A Reuters poll of economists indicates that Japan's currency intervention is unlikely to sustainably curb the yen's weakness, as USD/JPY climbs back to 158.50, the highest level in two weeks and near the point where Tokyo first intervened this year.
The findings come amid rising pressure on Japanese officials as the Middle East conflict drags on, keeping safe-haven demand for the dollar elevated. The Ministry of Finance's intervention efforts have not led anywhere, with the move higher in USD/JPY negating all the ammunition thrown out during last week. While there have been minor hiccups this week, these could be rate checks rather than actual intervention. For forex traders, the persistent yen weakness highlights the limits of unilateral intervention in the face of strong fundamental drivers like interest rate differentials between the US and Japan. Live FX prices and charts on NowPrice show how the market is reacting to these dynamics in real time.

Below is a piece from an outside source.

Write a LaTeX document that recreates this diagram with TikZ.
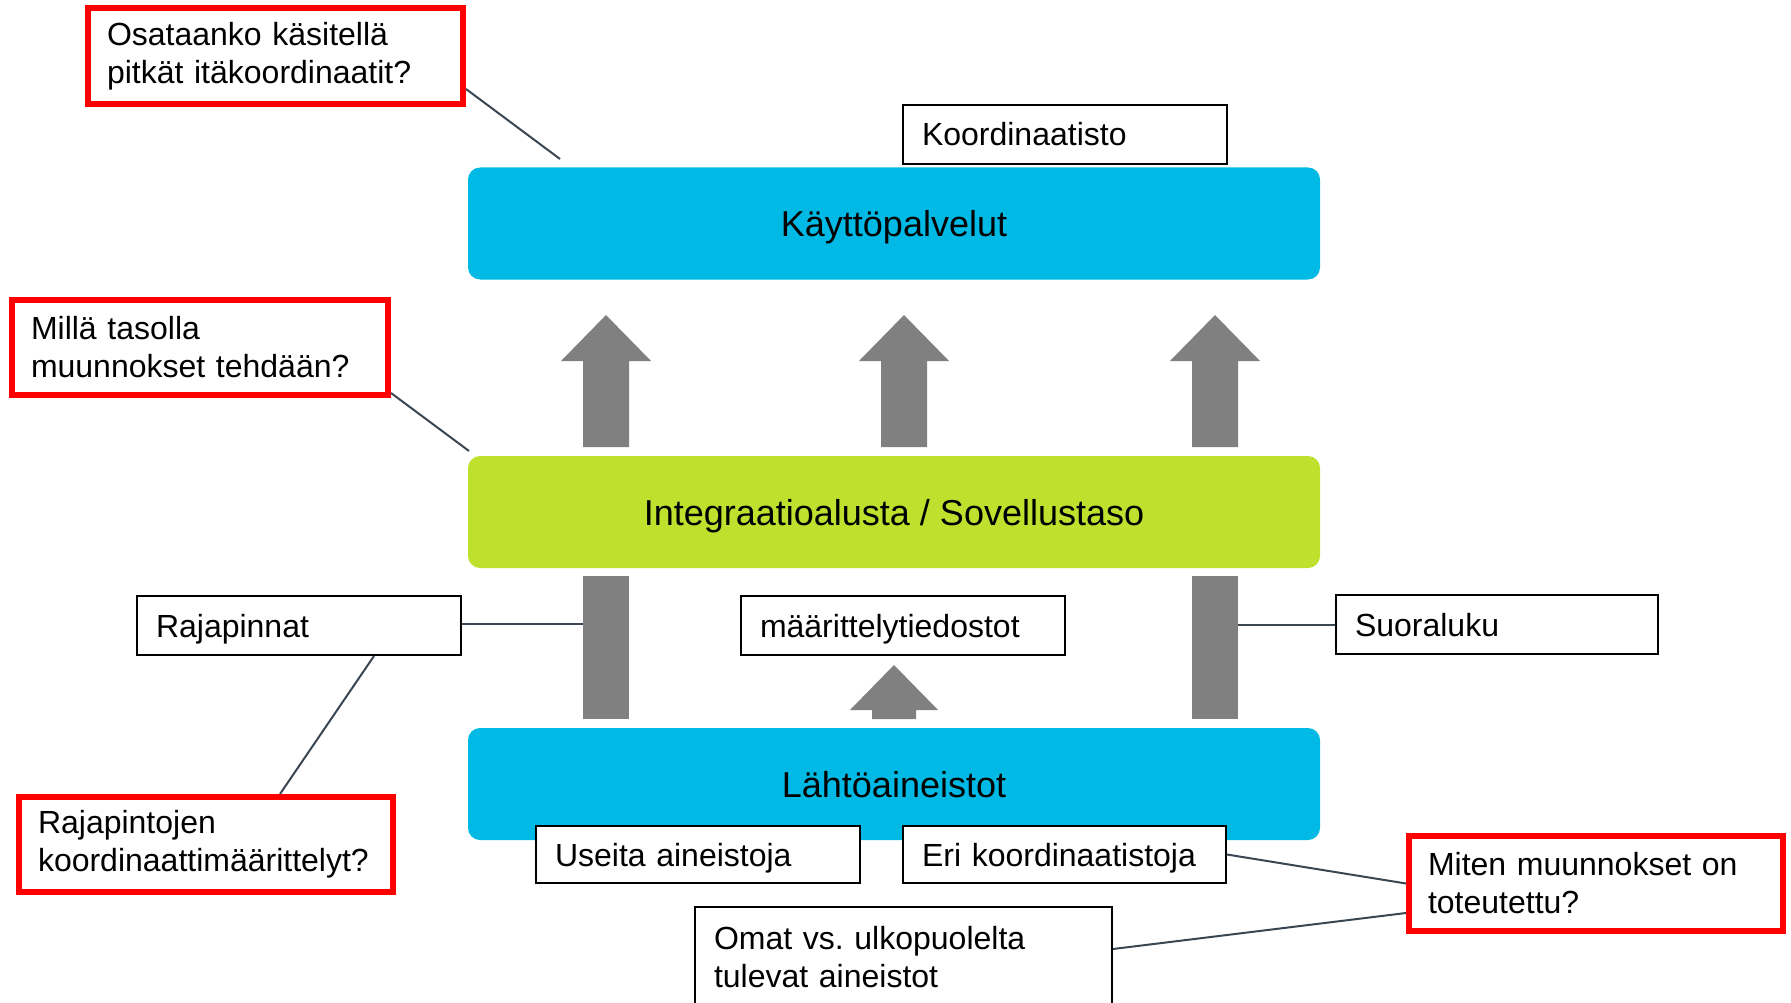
\documentclass[tikz,border=0pt]{standalone}
\usepackage{fontspec}
\setmainfont{Liberation Sans}
\usetikzlibrary{calc}
\frenchspacing

\definecolor{layerblue}{RGB}{0,186,229}
\definecolor{layergreen}{RGB}{191,225,45}
\definecolor{arrowgray}{RGB}{128,128,128}
\definecolor{linkgray}{RGB}{58,71,83}

\begin{document}
\begin{tikzpicture} [x=1pt, y=-1pt,
  layer/.style={rounded corners=12pt, inner sep=0pt, minimum width=852pt, minimum height=112pt,
    text height=26pt, text depth=0pt, font=\fontsize{36}{42}\selectfont},
  boxtext/.style={fill=white, inner xsep=19pt, inner ysep=0pt, align=left,
    font=\fontsize{32}{38}\selectfont},
  notebox/.style={boxtext, draw=black, line width=2pt, minimum height=59pt,
    text height=23pt, text depth=0pt},
  question/.style={boxtext, draw=red, line width=6pt, minimum height=95pt, text width=336pt},
  bar/.style={fill=arrowgray, inner sep=0pt, minimum width=46pt, minimum height=143pt},
  link/.style={draw=linkgray, line width=2pt}]

\useasboundingbox (0,0) rectangle (1791,1003);

% layers
\node[layer, fill=layerblue] (kaytto) at (894,223.5) {Käyttöpalvelut};
\node[layer, fill=layergreen] (integ) at (894,512) {Integraatioalusta / Sovellustaso};
\node[layer, fill=layerblue] (lahto) at (894,784) {Lähtöaineistot};

% arrows between layers
\foreach \ax in {606, 904, 1215}
 \fill[arrowgray] ({\ax-23},447) -- ({\ax-23},361) -- ({\ax-45},361) -- (\ax,315)
   -- ({\ax+45},361) -- ({\ax+23},361) -- ({\ax+23},447) -- cycle;
\fill[arrowgray] (872,719) -- (872,710) -- (850,710) -- (894,665) -- (938,710) -- (916,710) -- (916,719) -- cycle;
\node[bar] (barL) at (606,647.5) {};
\node[bar] (barR) at (1215,647.5) {};

% notes
\node[notebox, text width=286pt] (koord) at (1065,134.5) {Koordinaatisto};
\node[notebox, text width=286pt] (raja) at (299,625.5) {Rajapinnat};
\node[notebox, text width=286pt] (maar) at (903,625.5) {määrittelytiedostot};
\node[notebox, text width=284pt] (suora) at (1497,624.5) {Suoraluku};
\node[notebox, text width=286pt, minimum height=57pt] (useita) at (698,854.5) {Useita aineistoja};
\node[notebox, text width=285pt, minimum height=57pt] (eri) at (1064.5,854.5) {Eri koordinaatistoja};
\node[boxtext, draw=black, line width=2pt, text width=379pt, minimum height=100pt] (omat) at (903.5,957) {Omat vs. ulkopuolelta\\tulevat aineistot};

% questions
\node[question, text width=337pt, minimum height=96pt] (q1) at (275.5,56) {Osataanko käsitellä\\pitkät itäkoordinaatit?};
\node[question, text width=338pt] (q2) at (200,347.5) {Millä tasolla\\muunnokset tehdään?};
\node[question] (q3) at (206,844.5) {Rajapintojen\\koordinaattimäärittelyt?};
\node[question] (q4) at (1596,883.5) {Miten muunnokset on\\toteutettu?};

% connectors
\coordinate (k1) at (560,159);
\coordinate (i1) at (469,451);
\draw[link] ([yshift=-33pt]q1.east) -- (k1);
\draw[link] ([yshift=5pt]q2.south east) -- (i1);
\draw[link] ([yshift=1.5pt]raja.east) -- ([yshift=1.5pt]raja.east -| barL.west);
\draw[link] (barR.east |- suora.west) -- (suora.west);
\draw[link] ([xshift=238pt]raja.south west) -- ([xshift=264pt]q3.north west);
\draw[link] (eri.east) -- (q4.west);
\draw[link] ([yshift=8pt]omat.east) -- ([yshift=-29.5pt]q4.west);

\end{tikzpicture}
\end{document}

Looking ahead, traders will watch for any further verbal warnings or actual intervention from Tokyo, but the poll suggests that without a shift in the BOJ's monetary policy stance or a change in the US yield advantage, the yen may remain under pressure. Key levels to monitor include the 160 handle, which could trigger another intervention round, and any comments from Japanese officials regarding their tolerance for further depreciation.